● MATERIAL:
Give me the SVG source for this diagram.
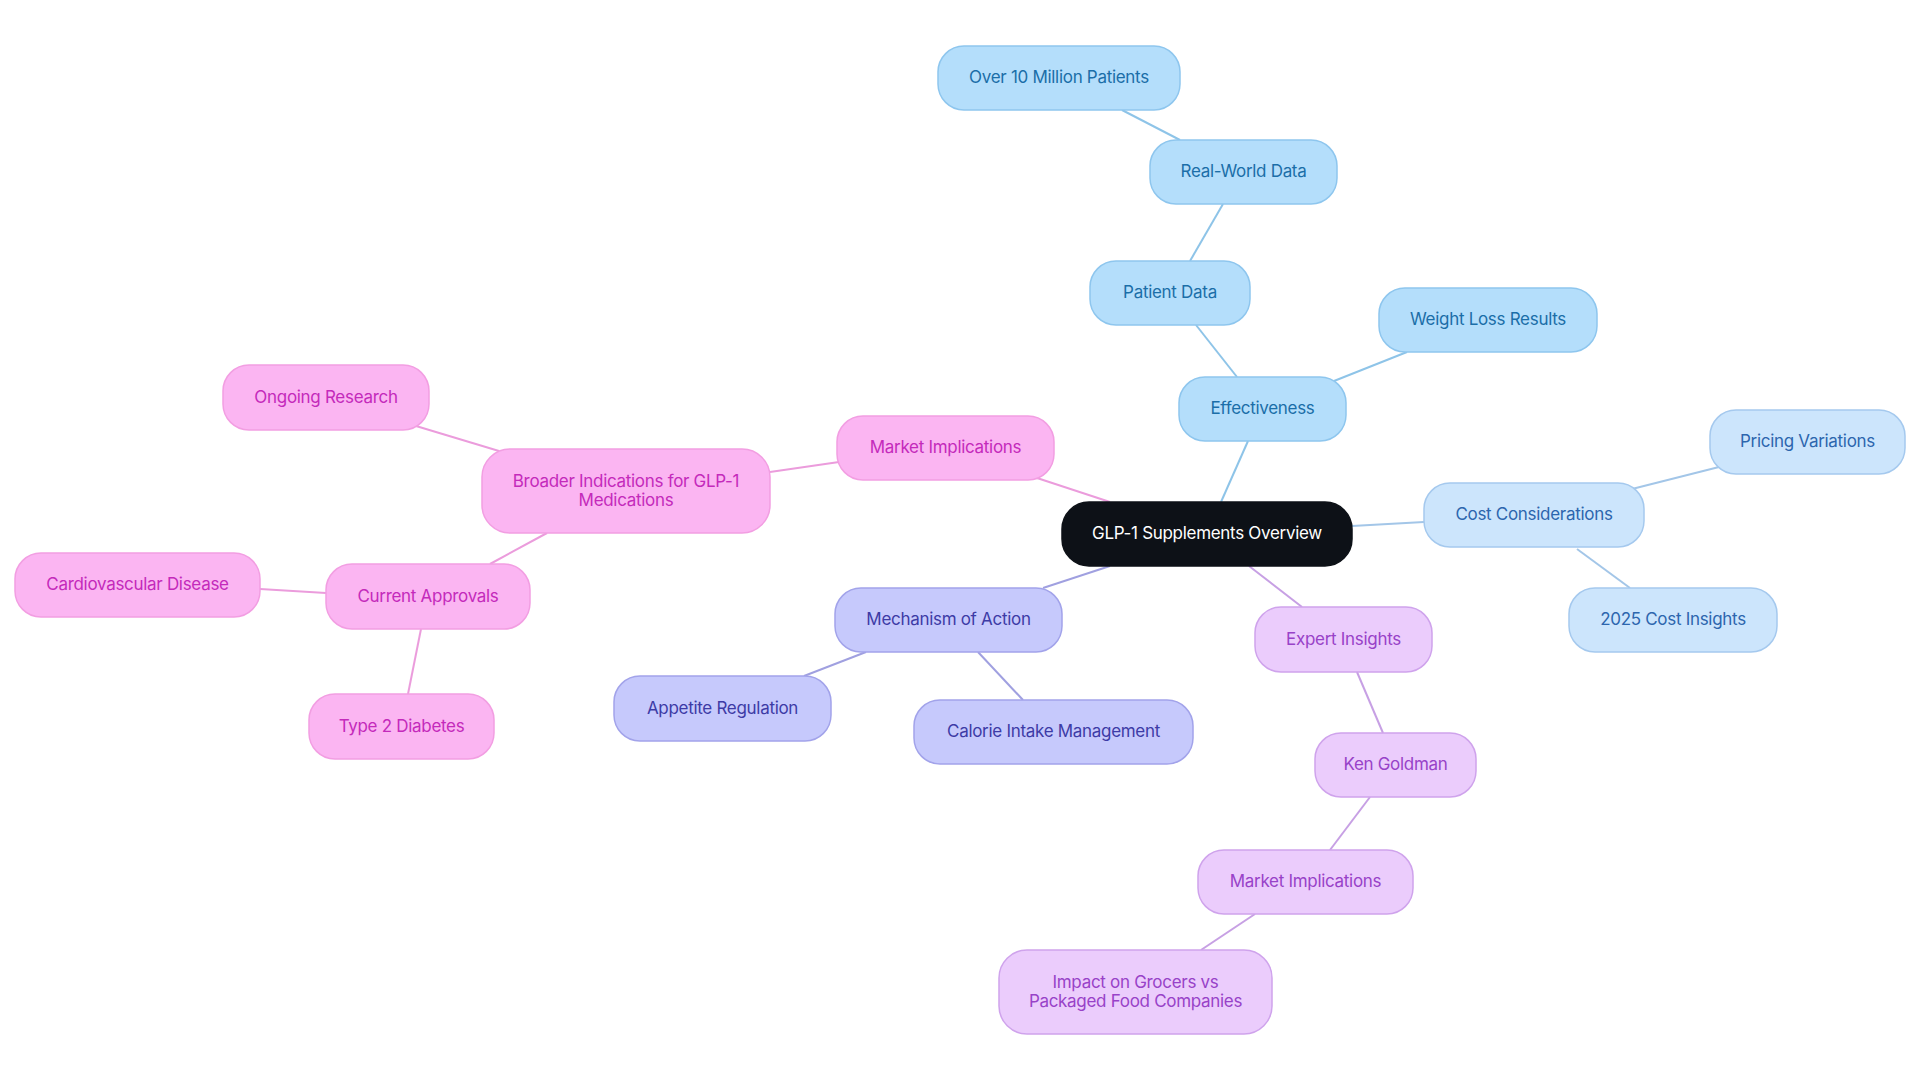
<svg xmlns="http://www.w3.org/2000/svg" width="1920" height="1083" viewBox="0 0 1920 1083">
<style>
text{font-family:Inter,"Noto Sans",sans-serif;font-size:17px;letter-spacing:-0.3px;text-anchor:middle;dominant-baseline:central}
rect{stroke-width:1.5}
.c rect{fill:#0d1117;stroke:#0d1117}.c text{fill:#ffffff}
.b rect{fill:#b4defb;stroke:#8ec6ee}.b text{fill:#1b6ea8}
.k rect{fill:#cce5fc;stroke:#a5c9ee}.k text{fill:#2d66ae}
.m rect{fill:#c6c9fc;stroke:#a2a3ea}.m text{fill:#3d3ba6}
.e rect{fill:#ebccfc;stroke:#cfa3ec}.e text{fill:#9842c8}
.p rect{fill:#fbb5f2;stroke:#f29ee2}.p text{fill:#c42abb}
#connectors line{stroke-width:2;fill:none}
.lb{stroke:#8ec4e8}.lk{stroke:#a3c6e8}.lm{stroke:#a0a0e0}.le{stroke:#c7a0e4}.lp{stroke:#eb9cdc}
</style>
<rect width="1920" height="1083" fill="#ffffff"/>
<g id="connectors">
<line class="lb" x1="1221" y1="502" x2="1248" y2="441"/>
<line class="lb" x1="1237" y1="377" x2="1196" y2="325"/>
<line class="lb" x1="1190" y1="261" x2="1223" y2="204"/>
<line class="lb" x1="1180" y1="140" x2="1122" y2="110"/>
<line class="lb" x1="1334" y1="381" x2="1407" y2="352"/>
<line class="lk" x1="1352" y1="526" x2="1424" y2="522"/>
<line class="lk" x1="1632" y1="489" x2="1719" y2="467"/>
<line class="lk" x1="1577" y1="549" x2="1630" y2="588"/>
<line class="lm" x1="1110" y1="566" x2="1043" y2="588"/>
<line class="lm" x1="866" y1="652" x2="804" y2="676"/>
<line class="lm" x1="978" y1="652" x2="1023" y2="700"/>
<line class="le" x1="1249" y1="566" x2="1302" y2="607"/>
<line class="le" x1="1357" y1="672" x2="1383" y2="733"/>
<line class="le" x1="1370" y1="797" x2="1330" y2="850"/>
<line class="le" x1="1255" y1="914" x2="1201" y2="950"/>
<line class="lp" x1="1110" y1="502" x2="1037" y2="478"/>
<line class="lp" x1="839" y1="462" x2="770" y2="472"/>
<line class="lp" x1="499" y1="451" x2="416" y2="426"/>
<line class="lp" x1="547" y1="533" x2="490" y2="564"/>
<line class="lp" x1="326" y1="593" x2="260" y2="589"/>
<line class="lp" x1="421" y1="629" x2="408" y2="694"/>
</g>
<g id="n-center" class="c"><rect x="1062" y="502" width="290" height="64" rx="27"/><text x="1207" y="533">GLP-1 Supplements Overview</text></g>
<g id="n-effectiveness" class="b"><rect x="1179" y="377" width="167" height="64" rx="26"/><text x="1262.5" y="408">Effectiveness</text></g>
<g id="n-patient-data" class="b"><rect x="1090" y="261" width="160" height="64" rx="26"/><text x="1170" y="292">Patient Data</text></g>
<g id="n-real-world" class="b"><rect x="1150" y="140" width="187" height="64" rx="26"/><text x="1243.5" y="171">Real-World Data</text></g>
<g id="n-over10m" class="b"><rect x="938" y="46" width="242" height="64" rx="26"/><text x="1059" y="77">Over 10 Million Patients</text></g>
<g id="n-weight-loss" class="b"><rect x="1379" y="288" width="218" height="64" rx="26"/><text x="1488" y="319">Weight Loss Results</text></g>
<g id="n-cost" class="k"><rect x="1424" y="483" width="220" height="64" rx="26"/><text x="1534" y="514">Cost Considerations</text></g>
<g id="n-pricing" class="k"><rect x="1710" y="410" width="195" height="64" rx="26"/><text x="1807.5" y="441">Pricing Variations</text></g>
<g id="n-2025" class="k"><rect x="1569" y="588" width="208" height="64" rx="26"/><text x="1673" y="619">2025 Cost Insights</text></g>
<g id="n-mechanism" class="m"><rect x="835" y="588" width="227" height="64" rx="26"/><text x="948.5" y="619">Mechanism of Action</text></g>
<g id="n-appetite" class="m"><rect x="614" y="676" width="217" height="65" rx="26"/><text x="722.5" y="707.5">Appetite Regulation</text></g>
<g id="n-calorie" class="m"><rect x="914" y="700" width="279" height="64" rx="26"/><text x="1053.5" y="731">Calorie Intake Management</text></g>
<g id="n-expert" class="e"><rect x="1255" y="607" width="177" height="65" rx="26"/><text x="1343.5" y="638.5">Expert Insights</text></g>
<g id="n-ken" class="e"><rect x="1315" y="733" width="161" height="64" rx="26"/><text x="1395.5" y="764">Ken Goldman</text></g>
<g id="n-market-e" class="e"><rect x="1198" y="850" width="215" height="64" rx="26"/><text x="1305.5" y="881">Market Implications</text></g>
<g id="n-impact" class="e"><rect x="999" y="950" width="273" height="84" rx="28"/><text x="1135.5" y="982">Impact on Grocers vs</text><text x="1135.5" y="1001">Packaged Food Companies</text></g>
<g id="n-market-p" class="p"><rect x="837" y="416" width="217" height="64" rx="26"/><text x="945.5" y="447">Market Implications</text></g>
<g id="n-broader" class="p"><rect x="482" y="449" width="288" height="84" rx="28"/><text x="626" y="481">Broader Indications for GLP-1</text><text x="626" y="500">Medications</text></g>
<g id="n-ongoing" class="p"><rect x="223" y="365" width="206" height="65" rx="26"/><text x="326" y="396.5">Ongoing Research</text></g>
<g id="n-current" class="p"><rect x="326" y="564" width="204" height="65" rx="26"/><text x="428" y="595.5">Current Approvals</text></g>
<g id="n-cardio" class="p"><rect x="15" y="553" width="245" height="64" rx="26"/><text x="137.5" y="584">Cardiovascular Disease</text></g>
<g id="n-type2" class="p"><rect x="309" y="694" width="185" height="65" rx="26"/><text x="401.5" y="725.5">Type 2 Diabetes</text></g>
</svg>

● WORK TO COMPLETE:
Copy the data word for word. Pictures do not go in the copy.

● RESPONSE BELOW:
Give me the SVG source for this diagram.
<svg xmlns="http://www.w3.org/2000/svg" width="1920" height="1083" viewBox="0 0 1920 1083">
<style>
text{font-family:Inter,"Noto Sans",sans-serif;font-size:17px;letter-spacing:-0.3px;text-anchor:middle;dominant-baseline:central}
rect{stroke-width:1.5}
.c rect{fill:#0d1117;stroke:#0d1117}.c text{fill:#ffffff}
.b rect{fill:#b4defb;stroke:#8ec6ee}.b text{fill:#1b6ea8}
.k rect{fill:#cce5fc;stroke:#a5c9ee}.k text{fill:#2d66ae}
.m rect{fill:#c6c9fc;stroke:#a2a3ea}.m text{fill:#3d3ba6}
.e rect{fill:#ebccfc;stroke:#cfa3ec}.e text{fill:#9842c8}
.p rect{fill:#fbb5f2;stroke:#f29ee2}.p text{fill:#c42abb}
#connectors line{stroke-width:2;fill:none}
.lb{stroke:#8ec4e8}.lk{stroke:#a3c6e8}.lm{stroke:#a0a0e0}.le{stroke:#c7a0e4}.lp{stroke:#eb9cdc}
</style>
<rect width="1920" height="1083" fill="#ffffff"/>
<g id="connectors">
<line class="lb" x1="1221" y1="502" x2="1248" y2="441"/>
<line class="lb" x1="1237" y1="377" x2="1196" y2="325"/>
<line class="lb" x1="1190" y1="261" x2="1223" y2="204"/>
<line class="lb" x1="1180" y1="140" x2="1122" y2="110"/>
<line class="lb" x1="1334" y1="381" x2="1407" y2="352"/>
<line class="lk" x1="1352" y1="526" x2="1424" y2="522"/>
<line class="lk" x1="1632" y1="489" x2="1719" y2="467"/>
<line class="lk" x1="1577" y1="549" x2="1630" y2="588"/>
<line class="lm" x1="1110" y1="566" x2="1043" y2="588"/>
<line class="lm" x1="866" y1="652" x2="804" y2="676"/>
<line class="lm" x1="978" y1="652" x2="1023" y2="700"/>
<line class="le" x1="1249" y1="566" x2="1302" y2="607"/>
<line class="le" x1="1357" y1="672" x2="1383" y2="733"/>
<line class="le" x1="1370" y1="797" x2="1330" y2="850"/>
<line class="le" x1="1255" y1="914" x2="1201" y2="950"/>
<line class="lp" x1="1110" y1="502" x2="1037" y2="478"/>
<line class="lp" x1="839" y1="462" x2="770" y2="472"/>
<line class="lp" x1="499" y1="451" x2="416" y2="426"/>
<line class="lp" x1="547" y1="533" x2="490" y2="564"/>
<line class="lp" x1="326" y1="593" x2="260" y2="589"/>
<line class="lp" x1="421" y1="629" x2="408" y2="694"/>
</g>
<g id="n-center" class="c"><rect x="1062" y="502" width="290" height="64" rx="27"/><text x="1207" y="533">GLP-1 Supplements Overview</text></g>
<g id="n-effectiveness" class="b"><rect x="1179" y="377" width="167" height="64" rx="26"/><text x="1262.5" y="408">Effectiveness</text></g>
<g id="n-patient-data" class="b"><rect x="1090" y="261" width="160" height="64" rx="26"/><text x="1170" y="292">Patient Data</text></g>
<g id="n-real-world" class="b"><rect x="1150" y="140" width="187" height="64" rx="26"/><text x="1243.5" y="171">Real-World Data</text></g>
<g id="n-over10m" class="b"><rect x="938" y="46" width="242" height="64" rx="26"/><text x="1059" y="77">Over 10 Million Patients</text></g>
<g id="n-weight-loss" class="b"><rect x="1379" y="288" width="218" height="64" rx="26"/><text x="1488" y="319">Weight Loss Results</text></g>
<g id="n-cost" class="k"><rect x="1424" y="483" width="220" height="64" rx="26"/><text x="1534" y="514">Cost Considerations</text></g>
<g id="n-pricing" class="k"><rect x="1710" y="410" width="195" height="64" rx="26"/><text x="1807.5" y="441">Pricing Variations</text></g>
<g id="n-2025" class="k"><rect x="1569" y="588" width="208" height="64" rx="26"/><text x="1673" y="619">2025 Cost Insights</text></g>
<g id="n-mechanism" class="m"><rect x="835" y="588" width="227" height="64" rx="26"/><text x="948.5" y="619">Mechanism of Action</text></g>
<g id="n-appetite" class="m"><rect x="614" y="676" width="217" height="65" rx="26"/><text x="722.5" y="707.5">Appetite Regulation</text></g>
<g id="n-calorie" class="m"><rect x="914" y="700" width="279" height="64" rx="26"/><text x="1053.5" y="731">Calorie Intake Management</text></g>
<g id="n-expert" class="e"><rect x="1255" y="607" width="177" height="65" rx="26"/><text x="1343.5" y="638.5">Expert Insights</text></g>
<g id="n-ken" class="e"><rect x="1315" y="733" width="161" height="64" rx="26"/><text x="1395.5" y="764">Ken Goldman</text></g>
<g id="n-market-e" class="e"><rect x="1198" y="850" width="215" height="64" rx="26"/><text x="1305.5" y="881">Market Implications</text></g>
<g id="n-impact" class="e"><rect x="999" y="950" width="273" height="84" rx="28"/><text x="1135.5" y="982">Impact on Grocers vs</text><text x="1135.5" y="1001">Packaged Food Companies</text></g>
<g id="n-market-p" class="p"><rect x="837" y="416" width="217" height="64" rx="26"/><text x="945.5" y="447">Market Implications</text></g>
<g id="n-broader" class="p"><rect x="482" y="449" width="288" height="84" rx="28"/><text x="626" y="481">Broader Indications for GLP-1</text><text x="626" y="500">Medications</text></g>
<g id="n-ongoing" class="p"><rect x="223" y="365" width="206" height="65" rx="26"/><text x="326" y="396.5">Ongoing Research</text></g>
<g id="n-current" class="p"><rect x="326" y="564" width="204" height="65" rx="26"/><text x="428" y="595.5">Current Approvals</text></g>
<g id="n-cardio" class="p"><rect x="15" y="553" width="245" height="64" rx="26"/><text x="137.5" y="584">Cardiovascular Disease</text></g>
<g id="n-type2" class="p"><rect x="309" y="694" width="185" height="65" rx="26"/><text x="401.5" y="725.5">Type 2 Diabetes</text></g>
</svg>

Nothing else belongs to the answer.